Busan is a great city to discover a bit about the dark recent history in Korea. I recently visited the UN Cemetery which was very interesting. It really gives you an insight into the Korean War.
Before WWII, The Japanese occupied the Korean Peninsula and exploited it heavily. This occupation lasted from 1910 until Japan’s defeat in WWII. Much of this recent history is in Korea’s collective memory. It still creates tensions in relations between Japan and Korea today. I paid a visit to this Museum in Busan which retells the brutalities of the Japanese Empire.
Busan – How to find this Museum
This museum is located right next to the UN Memorial Hall and it’s about a 15 minute walk from the Daeyeon metro station. It’s a very easy building to spot, it has a staircase which explains the brutality of the Japanese occupation in Korean which leads to a memorial of those who had perished. There’s an entrance on the lower levels and you can take a lift to where the museum begins.
What Should you Know Before Visiting this Museum in Busan?
This museum officially has National Museum of Japanese Forced Mobilisation History as it’s name, which is quite a mouthful. The museum is completely free to enter and I believe it should be as it’s important to honour the memory of those who had been brutally murdered. This museum is actually quite new, it first opened up in 2015 and it has a very modern feel.
It took me about an hour to make my way around the exhibits of the museum. You should also take into account that this museum is about an incredibly dark part of Korean history. This history is also within living memorial for some people. Because of that, it’s important to be respectful while visiting this place. It’s also definitely not for the squeamish.
The Exhibit on Forced Mobilisation
As the name of the museum is quite a loaded one, the exhibit explains forced mobilisation at the first part of the museum. The Japanese colonisers treated the ethnic Koreans horribly and exploited them. The Japanese took away thousands of Koreans and they ended up having to do forced labour. More than 100,000 Koreans had to fight in brutal conditions in WWII as conscripts.

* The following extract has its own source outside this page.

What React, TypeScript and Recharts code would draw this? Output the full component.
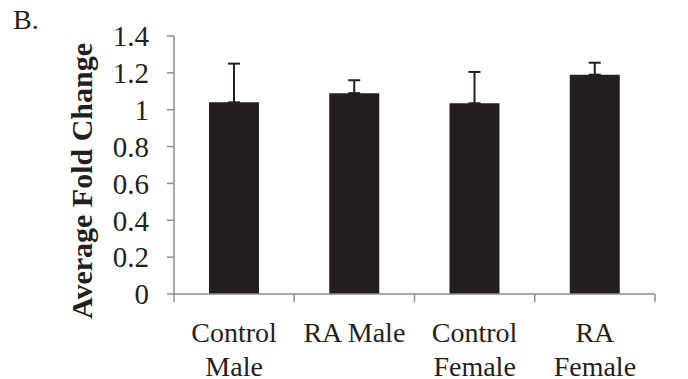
import { BarChart, Bar, XAxis, YAxis, ErrorBar } from 'recharts';

// values (panel B)
const groups = ['Control Male', 'RA Male', 'Control Female', 'RA Female'];
const groupLines = [['Control', 'Male'], ['RA Male'], ['Control', 'Female'], ['RA', 'Female']];
const foldChange = [1.04, 1.09, 1.035, 1.19];
const errorUp = [0.21, 0.07, 0.17, 0.065];
const yTicks = [0, 0.2, 0.4, 0.6, 0.8, 1, 1.2, 1.4];

const data = groups.map((group, i) => ({
  group,
  value: foldChange[i],
  err: [0, errorUp[i]]
}));

const INK = '#231f20';
const AXIS = '#8c8c8c';
const SERIF = "'Liberation Serif', serif";

function GroupTick({ x, y, index, visibleTicksCount }: any) {
  const count = visibleTicksCount ?? groups.length;
  const band = 481 / count;
  const left = x - band / 2;
  const lines = groupLines[index] ?? [];
  return (
    <g>
      <line x1={left} y1={y} x2={left} y2={y + 8} stroke={AXIS} strokeWidth={1.5} />
      {index === count - 1 && (
        <line x1={x + band / 2} y1={y} x2={x + band / 2} y2={y + 8} stroke={AXIS} strokeWidth={1.5} />
      )}
      <text x={x} y={y + 48} textAnchor='middle' fill={INK} style={{ fontFamily: SERIF, fontSize: 28 }}>
        {lines.map((line: string, i: number) => (
          <tspan key={line} x={x} dy={i === 0 ? 0 : 34}>
            {line}
          </tspan>
        ))}
      </text>
    </g>
  );
}

function AxisTitle({ viewBox }: any) {
  const vx = viewBox?.x ?? 0;
  const vy = viewBox?.y ?? 36;
  const vh = viewBox?.height ?? 258;
  const cx = vx + 92;
  const cy = vy + vh / 2 + 16;
  return (
    <text
      x={cx}
      y={cy}
      transform={`rotate(-90 ${cx} ${cy})`}
      textAnchor='middle'
      fill={INK}
      style={{ fontFamily: SERIF, fontSize: 30, fontWeight: 'bold' }}
    >
      Average Fold Change
    </text>
  );
}

export default function App() {
  return (
    <div style={{ position: 'absolute', left: 0, top: 0, width: 688, height: 379, background: '#fff', fontFamily: SERIF }}>
      <div
        style={{
          position: 'absolute',
          left: 13,
          top: 6,
          fontSize: 28,
          lineHeight: '28px',
          color: INK
        }}
      >
        B.
      </div>
      <BarChart
        width={688}
        height={379}
        data={data}
        margin={{ top: 36, right: 33, left: 0, bottom: 0 }}
        style={{ fontFamily: SERIF }}
      >
        <XAxis
          dataKey='group'
          height={85}
          interval={0}
          tickSize={0}
          tickMargin={0}
          tickLine={false}
          axisLine={{ stroke: AXIS, strokeWidth: 1.5 }}
          tick={<GroupTick />}
        />
        <YAxis
          domain={[0, 1.4]}
          ticks={yTicks}
          interval={0}
          width={174}
          tickSize={7}
          tickMargin={18}
          axisLine={{ stroke: AXIS, strokeWidth: 1.5 }}
          tickLine={{ stroke: AXIS, strokeWidth: 1.5 }}
          tick={{ fontSize: 29, fill: INK, style: { fontFamily: SERIF } }}
          label={<AxisTitle />}
        />
        <Bar dataKey='value' fill={INK} barSize={50} isAnimationActive={false}>
          <ErrorBar dataKey='err' width={6} stroke={INK} strokeWidth={2} direction='y' />
        </Bar>
      </BarChart>
    </div>
  );
}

The Japanese took Koreans to places like Hashima Island which was a place for mining. The Japanese Empire also controlled Sakhalin Island at the time and took them over there to make up for labour shortages. Moreover, the Soviet Union took over Sakhalin after WWII and the Soviets did not allow the Koreans to return home.
The Immersive Reconstructions
Up the stairs from the first exhibit of a series of reconstructions of the experiences of Koreans under the Japanese occupation. It’s also very informative and gives an insight of how Koreans lived in prison camps. At these places, the Japanese tried to brainwash Koreans and the conditions were unforgiving.
This place feels really immersive as well as it has a recreation of a mine where Koreans did forced labour. Koreans were also forced to help the Japanese with the war effort in the Pacific and they were treated essentially as subhuman.
I think the most disturbing part of this museum is the recreation of a “comfort station”. These were places where unspeakable acts took place and the suffering Korean women faced in these places must have been unimaginable. Hundreds of thousands of Korean woman were made to be “comfort women” and they were often tricked into it.
I feel that being from the UK, the crimes of the Japanese Empire are often forgotten. Although we are taught about The Holocaust, what the Japanese Empire did in much of Asia is barely mentioned in history class. I think when visiting Busan, it’s important to take in some history at this museum.